DIRECTIONS
All of the data should be output character for character, except the pictures.
═════ COLLECTED MATERIAL
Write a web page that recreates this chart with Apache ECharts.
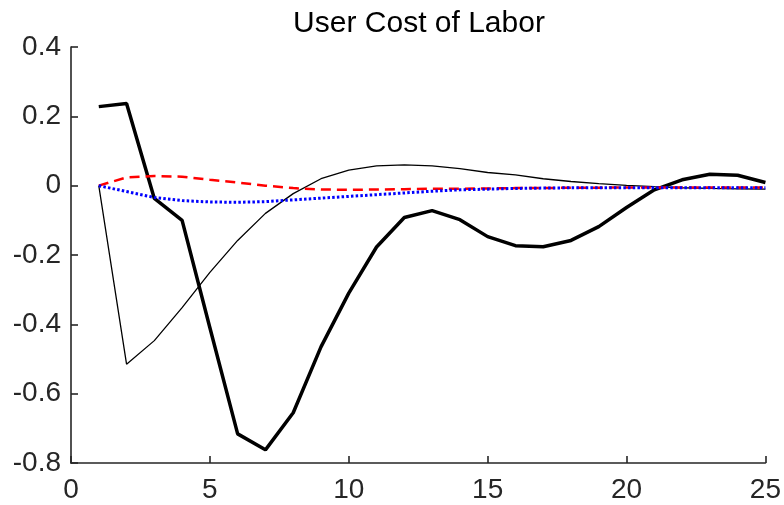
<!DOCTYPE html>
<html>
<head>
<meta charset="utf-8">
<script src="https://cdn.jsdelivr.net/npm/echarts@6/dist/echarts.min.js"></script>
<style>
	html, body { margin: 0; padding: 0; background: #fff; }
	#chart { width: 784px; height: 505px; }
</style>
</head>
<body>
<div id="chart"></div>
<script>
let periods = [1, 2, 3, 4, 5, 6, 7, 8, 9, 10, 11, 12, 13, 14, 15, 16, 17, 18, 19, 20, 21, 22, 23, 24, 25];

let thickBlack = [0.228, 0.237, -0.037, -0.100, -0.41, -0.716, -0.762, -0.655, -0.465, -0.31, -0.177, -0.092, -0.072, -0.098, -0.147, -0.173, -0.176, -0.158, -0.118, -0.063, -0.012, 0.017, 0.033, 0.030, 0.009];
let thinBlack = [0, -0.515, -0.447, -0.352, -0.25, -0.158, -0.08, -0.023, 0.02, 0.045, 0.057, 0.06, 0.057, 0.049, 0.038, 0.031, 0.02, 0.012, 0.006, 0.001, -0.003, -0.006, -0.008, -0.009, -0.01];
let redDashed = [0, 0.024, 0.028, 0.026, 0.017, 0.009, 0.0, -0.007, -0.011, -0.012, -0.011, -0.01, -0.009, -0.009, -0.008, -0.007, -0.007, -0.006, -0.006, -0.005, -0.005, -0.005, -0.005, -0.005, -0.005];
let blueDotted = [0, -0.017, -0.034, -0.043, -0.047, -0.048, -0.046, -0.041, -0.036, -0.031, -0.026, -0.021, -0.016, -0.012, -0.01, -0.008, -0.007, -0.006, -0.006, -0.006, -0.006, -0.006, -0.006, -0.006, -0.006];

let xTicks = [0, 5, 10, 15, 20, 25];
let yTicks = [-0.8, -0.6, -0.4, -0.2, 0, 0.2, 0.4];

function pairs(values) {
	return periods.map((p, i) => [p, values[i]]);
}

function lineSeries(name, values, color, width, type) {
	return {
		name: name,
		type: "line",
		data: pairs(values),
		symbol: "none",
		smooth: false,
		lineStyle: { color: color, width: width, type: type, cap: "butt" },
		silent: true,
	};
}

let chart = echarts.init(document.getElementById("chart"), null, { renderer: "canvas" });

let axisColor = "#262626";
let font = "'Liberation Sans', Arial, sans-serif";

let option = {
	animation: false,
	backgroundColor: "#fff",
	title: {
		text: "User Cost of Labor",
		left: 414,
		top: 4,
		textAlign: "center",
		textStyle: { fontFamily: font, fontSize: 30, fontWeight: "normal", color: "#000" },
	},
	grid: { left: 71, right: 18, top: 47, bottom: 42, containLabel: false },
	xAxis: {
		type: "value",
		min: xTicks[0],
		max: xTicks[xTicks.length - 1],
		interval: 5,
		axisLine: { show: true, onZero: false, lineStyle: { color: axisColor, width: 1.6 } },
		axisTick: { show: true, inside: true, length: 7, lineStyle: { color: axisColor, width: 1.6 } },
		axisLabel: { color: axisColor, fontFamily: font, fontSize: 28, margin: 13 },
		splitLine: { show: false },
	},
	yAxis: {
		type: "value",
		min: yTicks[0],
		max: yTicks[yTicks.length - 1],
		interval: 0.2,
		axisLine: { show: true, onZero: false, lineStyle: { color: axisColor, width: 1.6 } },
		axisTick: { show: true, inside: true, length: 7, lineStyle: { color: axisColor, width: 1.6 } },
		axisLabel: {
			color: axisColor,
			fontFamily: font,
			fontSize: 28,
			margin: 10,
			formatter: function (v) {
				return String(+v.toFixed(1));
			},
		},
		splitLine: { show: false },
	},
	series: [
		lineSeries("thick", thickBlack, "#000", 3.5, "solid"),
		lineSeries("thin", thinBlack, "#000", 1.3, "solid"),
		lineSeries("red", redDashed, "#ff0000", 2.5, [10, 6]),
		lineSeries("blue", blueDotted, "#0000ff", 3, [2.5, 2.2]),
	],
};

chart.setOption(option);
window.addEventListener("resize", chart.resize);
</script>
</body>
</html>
══════════
RESPONSE BELOW
Write a web page that recreates this chart with Apache ECharts.
<!DOCTYPE html>
<html>
<head>
<meta charset="utf-8">
<script src="https://cdn.jsdelivr.net/npm/echarts@6/dist/echarts.min.js"></script>
<style>
	html, body { margin: 0; padding: 0; background: #fff; }
	#chart { width: 784px; height: 505px; }
</style>
</head>
<body>
<div id="chart"></div>
<script>
let periods = [1, 2, 3, 4, 5, 6, 7, 8, 9, 10, 11, 12, 13, 14, 15, 16, 17, 18, 19, 20, 21, 22, 23, 24, 25];

let thickBlack = [0.228, 0.237, -0.037, -0.100, -0.41, -0.716, -0.762, -0.655, -0.465, -0.31, -0.177, -0.092, -0.072, -0.098, -0.147, -0.173, -0.176, -0.158, -0.118, -0.063, -0.012, 0.017, 0.033, 0.030, 0.009];
let thinBlack = [0, -0.515, -0.447, -0.352, -0.25, -0.158, -0.08, -0.023, 0.02, 0.045, 0.057, 0.06, 0.057, 0.049, 0.038, 0.031, 0.02, 0.012, 0.006, 0.001, -0.003, -0.006, -0.008, -0.009, -0.01];
let redDashed = [0, 0.024, 0.028, 0.026, 0.017, 0.009, 0.0, -0.007, -0.011, -0.012, -0.011, -0.01, -0.009, -0.009, -0.008, -0.007, -0.007, -0.006, -0.006, -0.005, -0.005, -0.005, -0.005, -0.005, -0.005];
let blueDotted = [0, -0.017, -0.034, -0.043, -0.047, -0.048, -0.046, -0.041, -0.036, -0.031, -0.026, -0.021, -0.016, -0.012, -0.01, -0.008, -0.007, -0.006, -0.006, -0.006, -0.006, -0.006, -0.006, -0.006, -0.006];

let xTicks = [0, 5, 10, 15, 20, 25];
let yTicks = [-0.8, -0.6, -0.4, -0.2, 0, 0.2, 0.4];

function pairs(values) {
	return periods.map((p, i) => [p, values[i]]);
}

function lineSeries(name, values, color, width, type) {
	return {
		name: name,
		type: "line",
		data: pairs(values),
		symbol: "none",
		smooth: false,
		lineStyle: { color: color, width: width, type: type, cap: "butt" },
		silent: true,
	};
}

let chart = echarts.init(document.getElementById("chart"), null, { renderer: "canvas" });

let axisColor = "#262626";
let font = "'Liberation Sans', Arial, sans-serif";

let option = {
	animation: false,
	backgroundColor: "#fff",
	title: {
		text: "User Cost of Labor",
		left: 414,
		top: 4,
		textAlign: "center",
		textStyle: { fontFamily: font, fontSize: 30, fontWeight: "normal", color: "#000" },
	},
	grid: { left: 71, right: 18, top: 47, bottom: 42, containLabel: false },
	xAxis: {
		type: "value",
		min: xTicks[0],
		max: xTicks[xTicks.length - 1],
		interval: 5,
		axisLine: { show: true, onZero: false, lineStyle: { color: axisColor, width: 1.6 } },
		axisTick: { show: true, inside: true, length: 7, lineStyle: { color: axisColor, width: 1.6 } },
		axisLabel: { color: axisColor, fontFamily: font, fontSize: 28, margin: 13 },
		splitLine: { show: false },
	},
	yAxis: {
		type: "value",
		min: yTicks[0],
		max: yTicks[yTicks.length - 1],
		interval: 0.2,
		axisLine: { show: true, onZero: false, lineStyle: { color: axisColor, width: 1.6 } },
		axisTick: { show: true, inside: true, length: 7, lineStyle: { color: axisColor, width: 1.6 } },
		axisLabel: {
			color: axisColor,
			fontFamily: font,
			fontSize: 28,
			margin: 10,
			formatter: function (v) {
				return String(+v.toFixed(1));
			},
		},
		splitLine: { show: false },
	},
	series: [
		lineSeries("thick", thickBlack, "#000", 3.5, "solid"),
		lineSeries("thin", thinBlack, "#000", 1.3, "solid"),
		lineSeries("red", redDashed, "#ff0000", 2.5, [10, 6]),
		lineSeries("blue", blueDotted, "#0000ff", 3, [2.5, 2.2]),
	],
};

chart.setOption(option);
window.addEventListener("resize", chart.resize);
</script>
</body>
</html>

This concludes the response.